Merging polar chemistry and photocatalysis: a multistep approach to enhance the sp³ fraction in organic molecules

Considering the “escape from flatland” concept, novel methodologies for increasing the Fsp3 fraction in organic molecules are highly sought-after in medchem campaign. This thesis explores the use of modern light-mediated processes for the generation of transient carbon radicals, followed by polar functionalization of the resulting intermediates. Specifically, the design of tailored radical acceptors bearing electron-withdrawing groups was pivotal to direct the first radical addition and facilitating the follow-up polar transformations to the desired end-products.
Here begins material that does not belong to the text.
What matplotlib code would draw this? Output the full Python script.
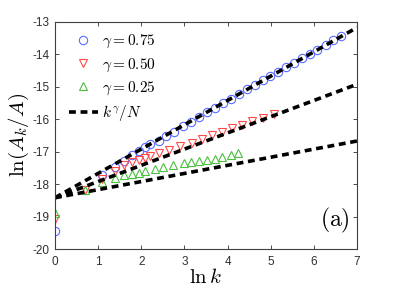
import matplotlib
matplotlib.use("Agg")
import matplotlib.pyplot as plt
import numpy as np

plt.rcParams['mathtext.fontset'] = 'cm'
plt.rcParams['axes.unicode_minus'] = False
plt.rcParams['font.family'] = ['Liberation Sans', 'DejaVu Sans']

# data (ln k, ln(A_k/A))
x075 = [0, 1.10, 1.39, 1.61, 1.79, 1.95, 2.08, 2.20, 2.40, 2.58, 2.77, 2.97, 3.15, 3.33,
        3.53, 3.72, 3.90, 4.08, 4.26, 4.45, 4.64, 4.81, 4.99, 5.17, 5.35, 5.54, 5.72,
        5.90, 6.08, 6.27, 6.45, 6.63]
y075 = [-19.43, -17.72, -17.47, -17.28, -17.10, -16.98, -16.86, -16.77, -16.66, -16.52,
        -16.38, -16.22, -16.08, -15.94, -15.79, -15.64, -15.50, -15.36, -15.22, -15.08,
        -14.94, -14.80, -14.67, -14.53, -14.40, -14.26, -14.12, -13.98, -13.85, -13.71,
        -13.57, -13.44]
x050 = [0, 0.69, 1.10, 1.39, 1.61, 1.79, 1.95, 2.08, 2.20, 2.40, 2.64, 2.90, 3.17, 3.40,
        3.63, 3.86, 4.10, 4.33, 4.57, 4.82, 5.07]
y050 = [-19.08, -18.18, -17.85, -17.60, -17.42, -17.33, -17.26, -17.20, -17.14, -17.05,
        -16.95, -16.83, -16.72, -16.61, -16.50, -16.39, -16.28, -16.17, -16.06, -15.95,
        -15.85]
x025 = [0, 0.69, 1.10, 1.39, 1.61, 1.79, 1.95, 2.09, 2.32, 2.51, 2.74, 2.98, 3.15, 3.33,
        3.52, 3.71, 3.88, 4.07, 4.25]
y025 = [-18.88, -18.18, -17.94, -17.80, -17.72, -17.68, -17.65, -17.60, -17.52, -17.47,
        -17.41, -17.34, -17.31, -17.29, -17.26, -17.21, -17.16, -17.10, -17.05]
gammas = [0.75, 0.50, 0.25]
lnN = 18.42
xfit = [0, 7]

fig = plt.figure(figsize=(3.95, 2.97), dpi=100)
ax = fig.add_axes([0.139, 0.1616, 0.765, 0.7644])

ms = 6
ax.plot(x075, y075, 'o', mfc='none', mec='#5a6cff', ms=ms, mew=0.8, label=r'$\gamma = 0.75$')
ax.plot(x050, y050, 'v', mfc='none', mec='#ff4a4a', ms=ms, mew=0.8, label=r'$\gamma = 0.50$')
ax.plot(x025, y025, '^', mfc='none', mec='#4cc040', ms=ms, mew=0.8, label=r'$\gamma = 0.25$')
for i, g in enumerate(gammas):
    yf = [g * xv - lnN for xv in xfit]
    ax.plot(xfit, yf, color='black', lw=2.6, dashes=(1.9, 1.3),
            label=r'$k^{\gamma}/N$' if i == 0 else None)

ax.set_xlim(0, 7)
ax.set_ylim(-20, -13)
ax.set_xticks(range(0, 8))
ax.set_yticks(range(-20, -12))
ax.tick_params(direction='in', length=3, width=0.6, labelsize=8.5, top=True, right=True,
               colors='#303030', pad=4)
ax.tick_params(axis='x', pad=5)
for s in ax.spines.values():
    s.set_color('#404040')
    s.set_linewidth(0.8)

ax.set_xlabel(r'$\ln k$', fontsize=15, labelpad=0)
ax.set_ylabel(r'$\ln(A_k/A)$', fontsize=15, labelpad=1)

leg = ax.legend(loc='upper left', frameon=False, fontsize=11, handlelength=1.9,
                labelspacing=0.4, handletextpad=0.3, borderaxespad=0.3,
                bbox_to_anchor=(0.01, 1.0))

ax.text(0.975, 0.06, r'$\mathrm{(a)}$', transform=ax.transAxes, fontsize=17,
        ha='right', va='bottom')

fig.savefig('out.png', dpi=100)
This logic was applied to the development of novel strategies for building C(sp³)−C(sp³) frameworks from the coupling of abundant and inexpensive starting materials, such as C(sp³)–H bonds, carboxylic acids, aldehydes or amides. In the first part (Chapter 2-4), a photocatalytic radical addition was combined with a subsequent polar derivatization. Here, the design of tailored alkenes or imine-derivatives containing key electron-withdrawing groups was leveraged to fulfill the requirements for both the radical and polar elementary steps. In the second part (Chapter 5), the electrophilic activation of abundant amides was harnessed to access radical-sensitive iminium ion species, meeting the demands for the following radical addition.
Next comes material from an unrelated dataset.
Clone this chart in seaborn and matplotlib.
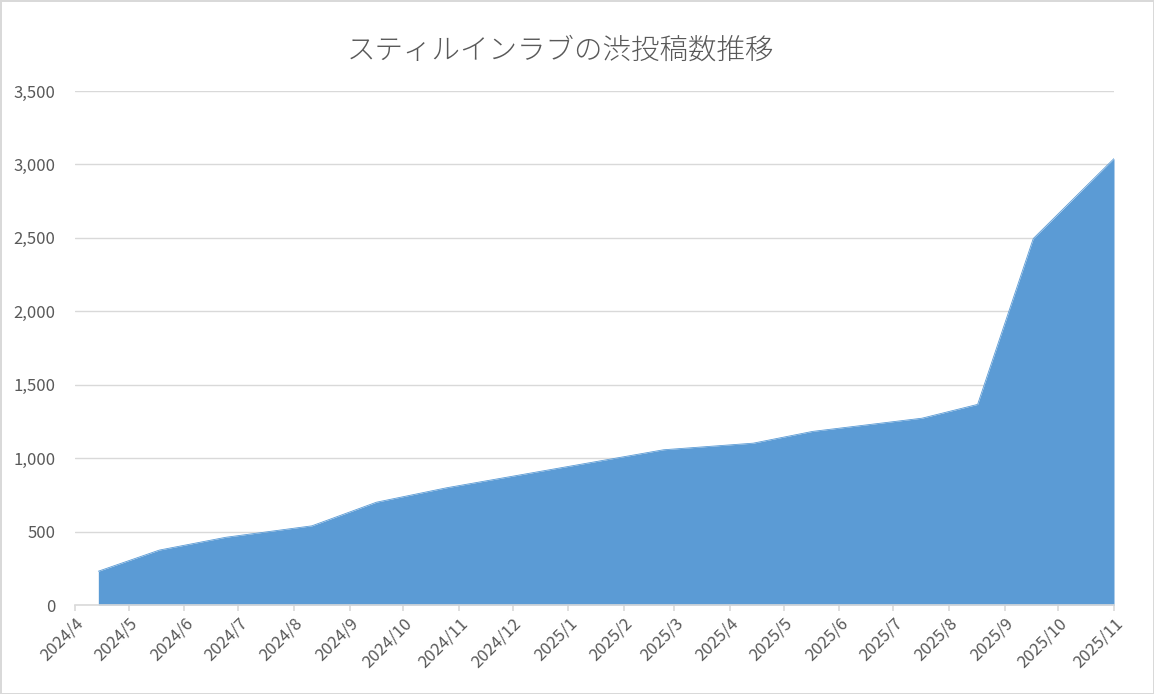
import matplotlib.pyplot as plt
import matplotlib.dates as mdates
import matplotlib.ticker as mticker
import pandas as pd
import seaborn as sns

TITLE = "スティルインラブの渋投稿数推移"
DATES = ["2024-04-14", "2024-05-18", "2024-06-24", "2024-08-11", "2024-09-16",
         "2024-10-25", "2025-02-23", "2025-04-14", "2025-05-17", "2025-07-17",
         "2025-08-17", "2025-09-17", "2025-11-01"]
POSTS = [230, 374, 461, 539, 700, 798, 1057, 1102, 1182, 1272, 1366, 2495, 3040]
X_START, X_END = "2024-04-01", "2025-11-01"
Y_TICKS = [0, 500, 1000, 1500, 2000, 2500, 3000, 3500]

df = pd.DataFrame({"date": pd.to_datetime(DATES), "posts": POSTS})

sns.set_theme(style="white")
plt.rcParams["font.family"] = ["Noto Sans CJK JP", "DejaVu Sans"]

fig = plt.figure(figsize=(11.54, 6.94), dpi=100)
ax = fig.add_axes([75 / 1154, 1 - 605 / 694, (1114 - 75) / 1154, (605 - 91) / 694])

blue = "#5B9BD5"
grey = "#595959"
ax.fill_between(df["date"], df["posts"], 0, color=blue, linewidth=0, zorder=2)
sns.lineplot(data=df, x="date", y="posts", color=blue, linewidth=0.6, ax=ax, zorder=3)

ax.set_xlim(pd.Timestamp(X_START), pd.Timestamp(X_END))
ax.set_ylim(Y_TICKS[0], Y_TICKS[-1])
ax.set_yticks(Y_TICKS)
ax.yaxis.set_major_formatter(mticker.FuncFormatter(lambda v, _: f"{int(v):,}"))
ax.yaxis.grid(True, color="#d9d9d9", linewidth=1.0, zorder=0)
ax.set_axisbelow(True)

ax.xaxis.set_major_locator(mdates.MonthLocator())
ax.xaxis.set_major_formatter(mticker.FuncFormatter(
    lambda v, _: f"{mdates.num2date(v).year}/{mdates.num2date(v).month}"))

for s in ["top", "right", "left"]:
    ax.spines[s].set_visible(False)
ax.spines["bottom"].set_color("#d9d9d9")
ax.spines["bottom"].set_linewidth(1.2)
ax.spines["bottom"].set_zorder(4)

ax.tick_params(axis="x", colors="#d9d9d9", length=4, width=1.2, direction="out",
               bottom=True, labelcolor=grey, labelsize=12, pad=3)
ax.tick_params(axis="y", left=False, labelcolor=grey, labelsize=12, pad=8)
for lbl in ax.get_xticklabels():
    lbl.set_rotation(45)
    lbl.set_ha("right")
    lbl.set_rotation_mode("anchor")

ax.set_xlabel(None)
ax.set_ylabel(None)

fig.text(560 / 1154, 1 - 50 / 694, TITLE, ha="center", va="center",
         fontsize=20.5, color=grey, fontweight="light")

fig.patch.set_edgecolor("#d9d9d9")
fig.patch.set_linewidth(2)

fig.savefig("out.png", dpi=100, edgecolor=fig.get_edgecolor())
In conclusion, the synergistic combination of polar and radical logics resulted in the development of four strategies to build C(sp³)−C(sp³) fragments. Specifically, these methods were designed with a focus on operational practicability, availability of starting materials and scalability, facilitated by the implementation of continuous-flow technology. Taken together, the radical-polar platform introduced here should open new avenues in organic synthesis, stimulating the design of novel radical acceptors to uncover unprecedent disconnections.